In the case of violations, in any event, European citizens possess the right and means to appeal: the agreement regulates the possibility of free access to an alternative procedure of resolution and the direct intervention of national authorities on data protection (a role which in Italy is fulfilled by the Italian Data Protection Authority), as well as the creation of an ad hoc ombudsman.
So it goes in theory in any event. In practice, however, the “shield” has already been criticised by many parties: though criticised for its weaknesses by both the European Parliament and the European Data Protection Supervisor Giovanni Buttarelli even while only in its drafting phase, today the agreement has been designated as absolutely inadequate by non-governmental organisations and activists like EDRi, Privacy International, Access Now and the by-now-famous Max Schrems.
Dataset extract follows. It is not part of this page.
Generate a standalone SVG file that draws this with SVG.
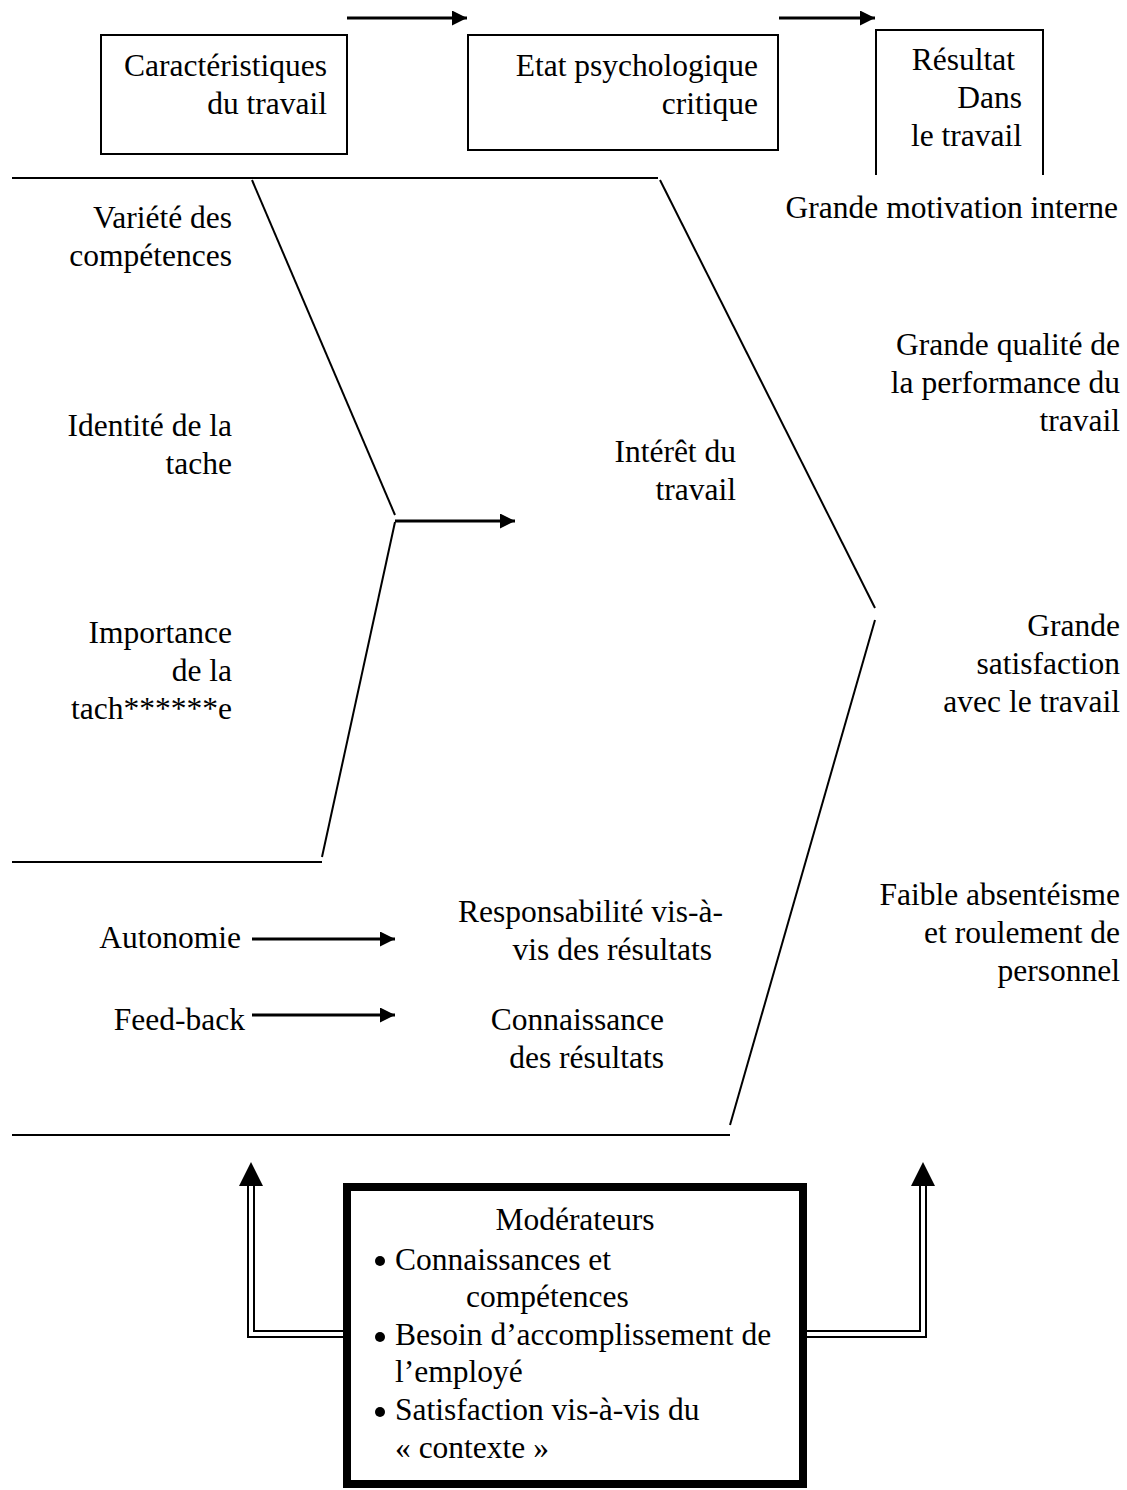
<svg xmlns="http://www.w3.org/2000/svg" width="1127" height="1490" viewBox="0 0 1127 1490">
<defs>
<style>
text{font-family:"Liberation Serif","Times New Roman",serif;font-size:31.5px;fill:#000}
.e{text-anchor:end}
.m{text-anchor:middle}
.ln{stroke:#000;stroke-width:2;fill:none}
.ar{stroke:#000;stroke-width:3;fill:none}
.dl{stroke:#000;stroke-width:2;fill:none}
</style>
<marker id="ah" viewBox="0 0 10 10" refX="10" refY="5" markerWidth="5.5" markerHeight="5" markerUnits="strokeWidth" orient="auto"><path d="M0,0 L10,5 L0,10 z" fill="#000"/></marker>
</defs>
<rect width="1127" height="1490" fill="#fff"/>
<g id="box-caracteristiques">
<rect x="101" y="35" width="246" height="119" class="ln"/>
<text x="327" y="76" class="e">Caractéristiques</text>
<text x="327" y="114" class="e">du travail</text>
</g>
<g id="box-etat">
<rect x="468" y="35" width="310" height="115" class="ln"/>
<text x="758" y="76" class="e">Etat psychologique</text>
<text x="758" y="114" class="e">critique</text>
</g>
<g id="box-resultat">
<path d="M876,175 V30 H1043 V175" class="ln"/>
<text x="1015" y="70" class="e">Résultat</text>
<text x="1022" y="108" class="e">Dans</text>
<text x="1022" y="146" class="e">le travail</text>
</g>
<g id="connectors">
<line x1="347" y1="18" x2="467" y2="18" class="ar" marker-end="url(#ah)"/>
<line x1="779" y1="18" x2="875" y2="18" class="ar" marker-end="url(#ah)"/>
<line x1="12" y1="178" x2="658" y2="178" class="ln"/>
<line x1="12" y1="862" x2="322" y2="862" class="ln"/>
<line x1="12" y1="1135" x2="730" y2="1135" class="ln"/>
<line x1="252" y1="180" x2="395" y2="515" class="ln"/>
<line x1="395" y1="522" x2="322" y2="857" class="ln"/>
<line x1="395" y1="521" x2="515" y2="521" class="ar" marker-end="url(#ah)"/>
<line x1="660" y1="180" x2="875" y2="608" class="ln"/>
<line x1="875" y1="620" x2="730" y2="1125" class="ln"/>
<line x1="252" y1="939" x2="395" y2="939" class="ar" marker-end="url(#ah)"/>
<line x1="252" y1="1015" x2="395" y2="1015" class="ar" marker-end="url(#ah)"/>
<path d="M248,1183 V1337 H343" class="dl"/>
<path d="M254,1183 V1331 H343" class="dl"/>
<path d="M239,1186 L251,1162 L263,1186 z" fill="#000"/>
<path d="M926,1183 V1337 H807" class="dl"/>
<path d="M920,1183 V1331 H807" class="dl"/>
<path d="M911,1186 L923,1162 L935,1186 z" fill="#000"/>
</g>
<g id="results">
<text x="1118" y="218" class="e">Grande motivation interne</text>
<text x="1120" y="355" class="e">Grande qualité de</text>
<text x="1120" y="393" class="e">la performance du</text>
<text x="1120" y="431" class="e">travail</text>
<text x="1120" y="636" class="e">Grande</text>
<text x="1120" y="674" class="e">satisfaction</text>
<text x="1120" y="712" class="e">avec le travail</text>
<text x="1120" y="905" class="e">Faible absentéisme</text>
<text x="1120" y="943" class="e">et roulement de</text>
<text x="1120" y="981" class="e">personnel</text>
</g>
<g id="characteristics">
<text x="232" y="228" class="e">Variété des</text>
<text x="232" y="266" class="e">compétences</text>
<text x="232" y="436" class="e">Identité de la</text>
<text x="232" y="474" class="e">tache</text>
<text x="232" y="643" class="e">Importance</text>
<text x="232" y="681" class="e">de la</text>
<text x="232" y="719" class="e">tach******e</text>
<text x="241" y="948" class="e">Autonomie</text>
<text x="245" y="1030" class="e">Feed-back</text>
</g>
<g id="states">
<text x="736" y="462" class="e">Intérêt du</text>
<text x="736" y="500" class="e">travail</text>
<text x="723" y="922" class="e">Responsabilité vis-à-</text>
<text x="712" y="960" class="e">vis des résultats</text>
<text x="664" y="1030" class="e">Connaissance</text>
<text x="664" y="1068" class="e">des résultats</text>
</g>
<g id="moderateurs">
<rect x="347" y="1187" width="456" height="297" fill="#fff" stroke="#000" stroke-width="8"/>
<text x="575" y="1230" class="m">Modérateurs</text>
<circle cx="380" cy="1261" r="5"/>
<text x="395" y="1270">Connaissances et</text>
<text x="466" y="1307">compétences</text>
<circle cx="380" cy="1337" r="5"/>
<text x="395" y="1345">Besoin d’accomplissement de</text>
<text x="395" y="1382">l’employé</text>
<circle cx="380" cy="1412" r="5"/>
<text x="395" y="1420">Satisfaction vis-à-vis du</text>
<text x="395" y="1458">« contexte »</text>
</g>
</svg>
They all underline the fact that the agreement is, in fact, unclear but, above all, how the procedures are extremely muddled and how far too many elements have been left up to the discretion of the authorities directly involved. In addition, they highlight the grave inadequacy of the fragile mechanisms of legal protection and, especially, the profound questionability related to the impartiality of the newly-established ombudsman.
To sum up: a lot of words, but when it comes down to it, the Privacy Shield appears to do little to effectively improve the protection of our online data. Furthermore, it seems to be a rather mediocre text riddled with “surveillance holes”, which no doubt will see many upcoming legal battles. The struggle to protect our online privacy seems destined to remain a long one.